23 Elul 5761 (September 11, 2001 ) made all of us witnesses and mourners. We mourn individually, collectively, and we mourn different things. As Jews, we look to our traditions, values, and creativity for ways to understand these profound losses. Jewish custom calls for reflection on the anniversary of a death. In that spirit, Yahrzeit: September11 Observed at the Museum of Jewish Heritage - A Living Memorial to the Holocaust in New York City, honors the yahrzeit - the anniversary - of the losses sustained on that day. How tragic an event to spark an exhibition. Yet, how rich the opportunity to explore the ways in which Jewish law and customs deal with loss.
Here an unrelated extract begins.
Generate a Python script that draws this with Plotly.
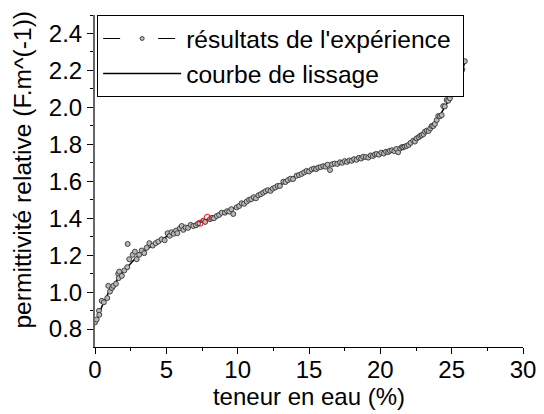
import plotly.graph_objects as go

# Experimental results (teneur en eau %, permittivité relative)
exp_x = [0.00, 0.12, 0.28, 0.30, 0.47, 0.62, 0.86, 0.93, 1.05, 1.19, 1.28, 1.47, 1.63, 1.66, 1.70, 1.88,
         2.05, 2.26, 2.29, 2.40, 2.64, 2.80, 2.92, 3.10, 3.27, 3.45, 3.62, 3.81, 4.05, 4.25, 4.44, 4.67,
         4.88, 5.09, 5.24, 5.37, 5.52, 5.68, 5.77, 5.95, 6.08, 6.19, 6.35, 6.52, 6.71, 6.89, 7.08, 7.22,
         7.59, 7.72, 8.06, 8.20, 8.34, 8.53, 8.70, 8.88, 9.11, 9.26, 9.41, 9.56, 9.69, 9.93,
         10.10, 10.28, 10.45, 10.63, 10.80, 10.95, 11.12, 11.28, 11.45, 11.62, 11.79, 11.95, 12.12, 12.30,
         12.46, 12.63, 12.80, 12.96, 13.20, 13.35, 13.52, 13.70, 13.88, 14.13, 14.30, 14.48, 14.66, 14.83,
         15.00, 15.18, 15.35, 15.50, 15.65, 15.82, 16.00, 16.15, 16.30, 16.47, 16.62, 16.80, 16.98, 17.17,
         17.33, 17.50, 17.66, 17.83, 17.99, 18.16, 18.33, 18.50, 18.66, 18.80, 18.98, 19.15, 19.32, 19.48,
         19.62, 19.74, 19.90, 20.07, 20.24, 20.40, 20.55, 20.67, 20.82, 20.98, 21.12, 21.25, 21.40, 21.52,
         21.60, 21.72, 21.84, 21.98, 22.12, 22.31, 22.42, 22.54, 22.68, 22.80, 22.90, 23.02, 23.13, 23.25,
         23.38, 23.50, 23.60, 23.71, 23.82, 23.95, 24.06, 24.18, 24.30, 24.41, 24.52, 24.65, 24.76, 24.88,
         25.00, 25.12, 25.23, 25.40, 25.58, 25.75, 25.92]
exp_y = [0.836, 0.852, 0.899, 0.877, 0.953, 0.945, 0.968, 1.034, 1.003, 1.022, 1.034, 1.045, 1.099, 1.076, 1.111, 1.088,
         1.117, 1.135, 1.261, 1.178, 1.202, 1.219, 1.178, 1.202, 1.225, 1.211, 1.240, 1.265, 1.252, 1.265, 1.274, 1.286,
         1.281, 1.319, 1.305, 1.324, 1.316, 1.333, 1.319, 1.346, 1.358, 1.337, 1.350, 1.348, 1.364, 1.358, 1.362, 1.371,
         1.387, 1.380, 1.395, 1.402, 1.400, 1.412, 1.418, 1.430, 1.430, 1.438, 1.436, 1.449, 1.423, 1.459,
         1.466, 1.481, 1.478, 1.490, 1.500, 1.503, 1.514, 1.508, 1.524, 1.530, 1.538, 1.546, 1.552, 1.548,
         1.560, 1.566, 1.575, 1.575, 1.598, 1.596, 1.606, 1.614, 1.612, 1.630, 1.634, 1.640, 1.648, 1.656,
         1.653, 1.664, 1.669, 1.666, 1.674, 1.677, 1.682, 1.679, 1.690, 1.661, 1.692, 1.696, 1.694, 1.703,
         1.700, 1.709, 1.705, 1.713, 1.711, 1.720, 1.716, 1.727, 1.723, 1.733, 1.731, 1.728, 1.740, 1.737,
         1.745, 1.748, 1.744, 1.755, 1.750, 1.760, 1.758, 1.765, 1.768, 1.763, 1.775, 1.757, 1.778, 1.785,
         1.784, 1.788, 1.791, 1.797, 1.808, 1.820, 1.815, 1.832, 1.838, 1.846, 1.850, 1.855, 1.868, 1.874,
         1.872, 1.886, 1.899, 1.899, 1.910, 1.931, 1.953, 1.952, 1.958, 2.007, 2.005, 2.040, 2.036, 2.049,
         2.070, 2.085, 2.094, 2.130, 2.165, 2.205, 2.250]

# Highlighted (red) measurements
red_x = [7.36, 7.87]
red_y = [1.373, 1.405]

# Smoothing curve
fit_x = [0, 0.25, 0.5, 0.75, 1.0, 1.25, 1.5, 1.75, 2.0, 2.5, 3.0, 3.5, 4.0, 4.5, 5.0, 5.5, 6.0, 6.5, 7.0,
         7.5, 8.0, 8.5, 9.0, 9.5, 10.0, 10.5, 11.0, 11.5, 12.0, 12.5, 13.0, 13.5, 14.0, 14.5, 15.0, 15.5,
         16.0, 16.5, 17.0, 17.5, 18.0, 18.5, 19.0, 19.5, 20.0, 20.5, 21.0, 21.5, 22.0, 22.5, 23.0, 23.5,
         24.0, 24.5, 25.0, 25.5, 26.0]
fit_y = [0.83, 0.87, 0.925, 0.965, 1.005, 1.035, 1.06, 1.085, 1.11, 1.155, 1.195, 1.225, 1.25, 1.275,
         1.30, 1.32, 1.34, 1.355, 1.368, 1.383, 1.398, 1.412, 1.428, 1.446, 1.465, 1.485, 1.505, 1.525,
         1.545, 1.562, 1.58, 1.605, 1.628, 1.645, 1.66, 1.672, 1.683, 1.692, 1.70, 1.707, 1.715, 1.725,
         1.733, 1.742, 1.752, 1.762, 1.772, 1.783, 1.80, 1.825, 1.858, 1.89, 1.935, 2.00, 2.065, 2.15, 2.26]

x_ticks = [0, 5, 10, 15, 20, 25, 30]
y_ticks = [0.8, 1.0, 1.2, 1.4, 1.6, 1.8, 2.0, 2.2, 2.4]

FONT = "Liberation Sans, Arial, Helvetica, sans-serif"
marker_style = dict(symbol="circle", size=5, color="#b8b8b8", line=dict(color="#333333", width=0.9))

fig = go.Figure()
fig.add_trace(go.Scatter(x=fit_x, y=fit_y, mode="lines", line=dict(color="black", width=1.5, shape="spline"),
                         showlegend=False, hoverinfo="skip"))
fig.add_trace(go.Scatter(x=exp_x, y=exp_y, mode="markers", marker=marker_style, showlegend=False))
fig.add_trace(go.Scatter(x=red_x, y=red_y, mode="markers",
                         marker=dict(symbol="circle-open", size=6, color="red", line=dict(color="red", width=1)),
                         showlegend=False))
# legend entries
fig.add_trace(go.Scatter(x=[None], y=[None], mode="lines+markers", name="résultats de l'expérience\u00a0",
                         line=dict(color="black", width=1, dash="17px,38px"),
                         marker=dict(symbol="circle", size=4, color="#b8b8b8", line=dict(color="#333333", width=0.9))))
fig.add_trace(go.Scatter(x=[None], y=[None], mode="lines", name="courbe de lissage",
                         line=dict(color="black", width=1.5)))

fig.update_layout(
    width=536, height=406,
    margin=dict(l=87, r=21, t=7, b=67),
    paper_bgcolor="white", plot_bgcolor="white",
    font=dict(family=FONT, size=24, color="black"),
    legend=dict(x=0.005, y=1.0, xanchor="left", yanchor="top", bgcolor="white",
                bordercolor="black", borderwidth=1, font=dict(size=24.6), tracegroupgap=0,
                itemwidth=78),
    xaxis=dict(range=[0, 30], tickvals=x_ticks, ticks="outside", ticklen=6, tickcolor="black",
               showline=True, linecolor="black", linewidth=1, showgrid=False, zeroline=False,
               automargin=False, ticklabelstandoff=-5,
               minor=dict(dtick=2.5, tick0=0, ticks="outside", ticklen=3, tickcolor="black"),
               title=dict(text="teneur en eau (%)", standoff=2, font=dict(size=24)),
               tickfont=dict(size=24)),
    yaxis=dict(range=[0.703, 2.5], tickvals=y_ticks, tickformat=".1f", ticks="outside", ticklen=6,
               tickcolor="black", showline=True, linecolor="#666666", linewidth=2, showgrid=False,
               zeroline=False, automargin=False,
               minor=dict(dtick=0.1, tick0=0, ticks="outside", ticklen=3, tickcolor="black"),
               tickfont=dict(size=24)),
    annotations=[dict(text="permittivité relative (F.m^(-1))", textangle=-90,
                      xref="paper", yref="paper", x=-0.17, y=0.535,
                      xanchor="center", yanchor="middle", showarrow=False,
                      font=dict(size=24.6))],
)

fig.write_html("out.html")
The exhibition examined the ways in which New York's Jewish community was affected by and responded to the attacks. The out-pouring of volunteers addressed a breadth of needs: physical, spiritual and mental health needs. The exhibition also explained ways in which Jewish law deals with a widow whose husband's body was never found and who needed a rabbinic ruling to continue her life. One particualry moving part of the exhibition reflected on the Jewish custom of shmirah, the vigil of 24-hour prayers in the morgues set up around the city. Shmirah of September 11 lasted eight months.
From stories of frantic flight that beautiful Tuesday morning to examples of the rituals and laws dealing with death and mourning, the exhibition presented a selection of the many ways in which Jews, Jewish organizations, and neighborhood institutions experienced and addressed September 11 and its aftermath.
As Jews and Americans, when challenged by the events of September 11, we saw once again that connections to our past could give us strength in the present.